Print nothing but the lines from the start of the listing below through the line that contains "2.56, 2.33, 2.14]". Do not include the pictures.

## Begin GIVEN DATA

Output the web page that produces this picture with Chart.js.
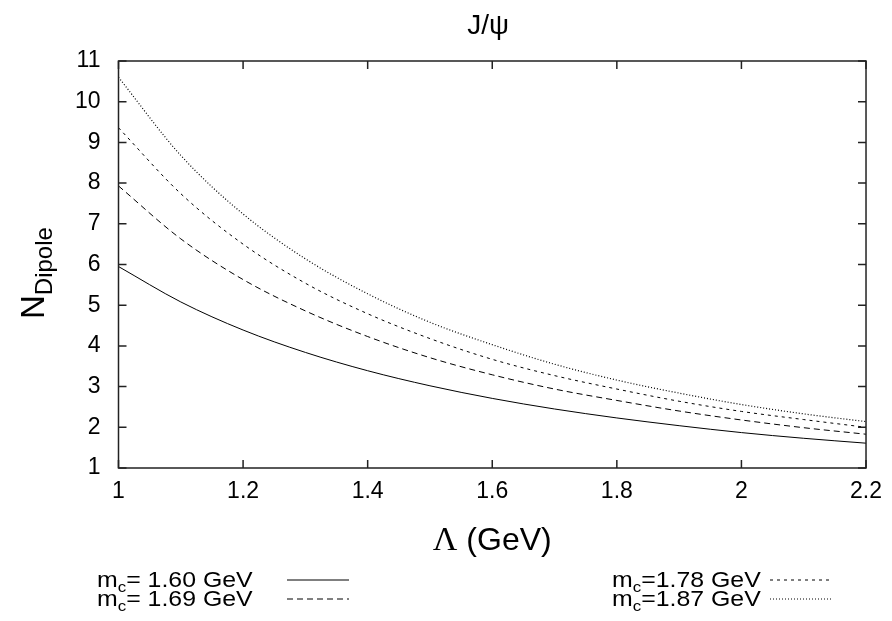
<!DOCTYPE html>
<html>
<head>
<meta charset="utf-8">
<script src="https://cdn.jsdelivr.net/npm/chart.js@4"></script>
<style>
 html,body{margin:0;padding:0;background:#fff}
 #wrap{width:892px;height:621px;position:relative}
</style>
</head>
<body>
<div id="wrap"><canvas id="c" width="892" height="621"></canvas></div>
<script>

// Lambda (GeV) sample points
const lambda = [1.0, 1.1, 1.2, 1.3, 1.4, 1.5, 1.6, 1.7, 1.8, 1.9, 2.0, 2.1, 2.2]

// N_Dipole, one list per charm mass
const n160 = [5.95, 5.08, 4.39, 3.84, 3.39, 3.02, 2.71, 2.45, 2.23, 2.04, 1.87, 1.73, 1.61]
const n169 = [7.93, 6.63, 5.63, 4.86, 4.23, 3.71, 3.29, 2.94, 2.66, 2.40, 2.18, 1.99, 1.83]
const n178 = [9.36, 7.74, 6.50, 5.54, 4.79, 4.18, 3.67, 3.27, 2.94, 2.64, 2.39, 2.19, 2.00]
const n187 = [10.60, 8.68, 7.24, 6.14, 5.28, 4.58, 4.03, 3.55, 3.16, 2.84, 2.56, 2.33, 2.14]

const masses = ["1.60", "1.69", "1.78", "1.87"]
const legendText = ["= 1.60 GeV", "= 1.69 GeV", "=1.78 GeV", "=1.87 GeV"]

const xTicks = [1, 1.2, 1.4, 1.6, 1.8, 2, 2.2]
const yTicks = [1, 2, 3, 4, 5, 6, 7, 8, 9, 10, 11]

const dashes = [[], [6, 4], [3, 4], [1, 2]]
const FONT = "'Liberation Sans', Arial, Helvetica, sans-serif"

function pts(vals){
 return lambda.map((l, i) => ({x: l, y: vals[i]}))
}

const series = [n160, n169, n178, n187]

const datasets = series.map((s, i) => ({
 label: "mc=" + masses[i],
 data: pts(s),
 borderColor: "#000",
 borderWidth: i == 3 ? 1.2 : 1,
 borderDash: dashes[i],
 pointRadius: 0,
 cubicInterpolationMode: "monotone",
 fill: false
}))

// frame, inward ticks and all the text chart.js can't do (subscripts)
const decor = {
 id: "decor",
 afterDatasetsDraw(chart){
  const ctx = chart.ctx
  const a = chart.chartArea
  const xs = chart.scales.x, ys = chart.scales.y
  ctx.save()

  ctx.strokeStyle = "#222"
  ctx.lineWidth = 1.5
  ctx.setLineDash([])
  ctx.strokeRect(a.left, a.top, a.right - a.left, a.bottom - a.top)

  const tl = 8
  ctx.beginPath()
  xTicks.forEach(v => {
   const px = xs.getPixelForValue(v)
   ctx.moveTo(px, a.bottom); ctx.lineTo(px, a.bottom - tl)
   ctx.moveTo(px, a.top); ctx.lineTo(px, a.top + tl)
  })
  yTicks.forEach(v => {
   const py = ys.getPixelForValue(v)
   ctx.moveTo(a.left, py); ctx.lineTo(a.left + tl, py)
   ctx.moveTo(a.right, py); ctx.lineTo(a.right - tl, py)
  })
  ctx.stroke()

  ctx.fillStyle = "#000"

  // title
  ctx.font = "28px " + FONT
  ctx.textAlign = "center"
  ctx.textBaseline = "alphabetic"
  ctx.fillText("J/\u03c8", 488, 34)

  // x axis title
  ctx.textAlign = "left"
  ctx.font = "34px 'Liberation Serif', serif"
  const lw = ctx.measureText("\u039b").width
  ctx.font = "32px " + FONT
  const rw = ctx.measureText(" (GeV)").width
  let x0 = (a.left + a.right) / 2 - (lw + rw) / 2
  ctx.font = "34px 'Liberation Serif', serif"
  ctx.fillText("\u039b", x0, 550)
  ctx.font = "32px " + FONT
  ctx.fillText(" (GeV)", x0 + lw, 550)

  // y axis title N_Dipole
  ctx.save()
  ctx.translate(44, 319)
  ctx.rotate(-Math.PI / 2)
  ctx.font = "33px " + FONT
  ctx.fillText("N", 0, 0)
  const nw = ctx.measureText("N").width
  ctx.font = "24px " + FONT
  ctx.fillText("Dipole", nw, 8)
  ctx.restore()

  // legend (gnuplot's text is a bit wider than ours, stretch it)
  const col = [{tx: 97, lx: 287}, {tx: 612, lx: 770}]
  const rowY = [587, 606]
  masses.forEach((m, i) => {
   const c = col[i < 2 ? 0 : 1]
   const y = rowY[i % 2]
   ctx.save()
   ctx.translate(c.tx, y)
   ctx.scale(1.13, 1)
   ctx.font = "22px " + FONT
   ctx.fillText("m", 0, 0)
   const mw = ctx.measureText("m").width
   ctx.font = "15px " + FONT
   ctx.fillText("c", mw, 5)
   const cw = ctx.measureText("c").width
   ctx.font = "22px " + FONT
   ctx.fillText(legendText[i], mw + cw, 0)
   ctx.restore()

   ctx.strokeStyle = "#000"
   ctx.lineWidth = 1
   ctx.setLineDash(dashes[i])
   ctx.beginPath()
   ctx.moveTo(c.lx, y - 7)
   ctx.lineTo(c.lx + 62, y - 7)
   ctx.stroke()
  })

  ctx.restore()
 }
}

new Chart(document.getElementById("c"), {
 type: "line",
 data: {datasets: datasets},
 options: {
  responsive: false,
  animation: false,
  layout: {padding: {top: 61, right: 23, left: 0, bottom: 0}},
  plugins: {legend: {display: false}, tooltip: {enabled: false}, title: {display: false}},
  scales: {
   x: {
    type: "linear",
    min: 1, max: 2.2,
    afterBuildTicks: s => { s.ticks = xTicks.map(v => ({value: v})) },
    afterFit: s => { s.height = 153 },
    grid: {display: false, drawTicks: false},
    border: {display: false},
    ticks: {color: "#000", padding: 10, font: {family: FONT, size: 23},
     callback: v => String(+v.toFixed(1))}
   },
   y: {
    type: "linear",
    min: 1, max: 11,
    afterBuildTicks: s => { s.ticks = yTicks.map(v => ({value: v})) },
    afterFit: s => { s.width = 118.5 },
    grid: {display: false, drawTicks: false},
    border: {display: false},
    ticks: {color: "#000", padding: 18, font: {family: FONT, size: 23}}
   }
  }
 },
 plugins: [decor]
})
</script>
</body>
</html>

## End GIVEN DATA

*RESPONSE TO THE EXERCISE*.
Output the web page that produces this picture with Chart.js.
<!DOCTYPE html>
<html>
<head>
<meta charset="utf-8">
<script src="https://cdn.jsdelivr.net/npm/chart.js@4"></script>
<style>
 html,body{margin:0;padding:0;background:#fff}
 #wrap{width:892px;height:621px;position:relative}
</style>
</head>
<body>
<div id="wrap"><canvas id="c" width="892" height="621"></canvas></div>
<script>

// Lambda (GeV) sample points
const lambda = [1.0, 1.1, 1.2, 1.3, 1.4, 1.5, 1.6, 1.7, 1.8, 1.9, 2.0, 2.1, 2.2]

// N_Dipole, one list per charm mass
const n160 = [5.95, 5.08, 4.39, 3.84, 3.39, 3.02, 2.71, 2.45, 2.23, 2.04, 1.87, 1.73, 1.61]
const n169 = [7.93, 6.63, 5.63, 4.86, 4.23, 3.71, 3.29, 2.94, 2.66, 2.40, 2.18, 1.99, 1.83]
const n178 = [9.36, 7.74, 6.50, 5.54, 4.79, 4.18, 3.67, 3.27, 2.94, 2.64, 2.39, 2.19, 2.00]
const n187 = [10.60, 8.68, 7.24, 6.14, 5.28, 4.58, 4.03, 3.55, 3.16, 2.84, 2.56, 2.33, 2.14]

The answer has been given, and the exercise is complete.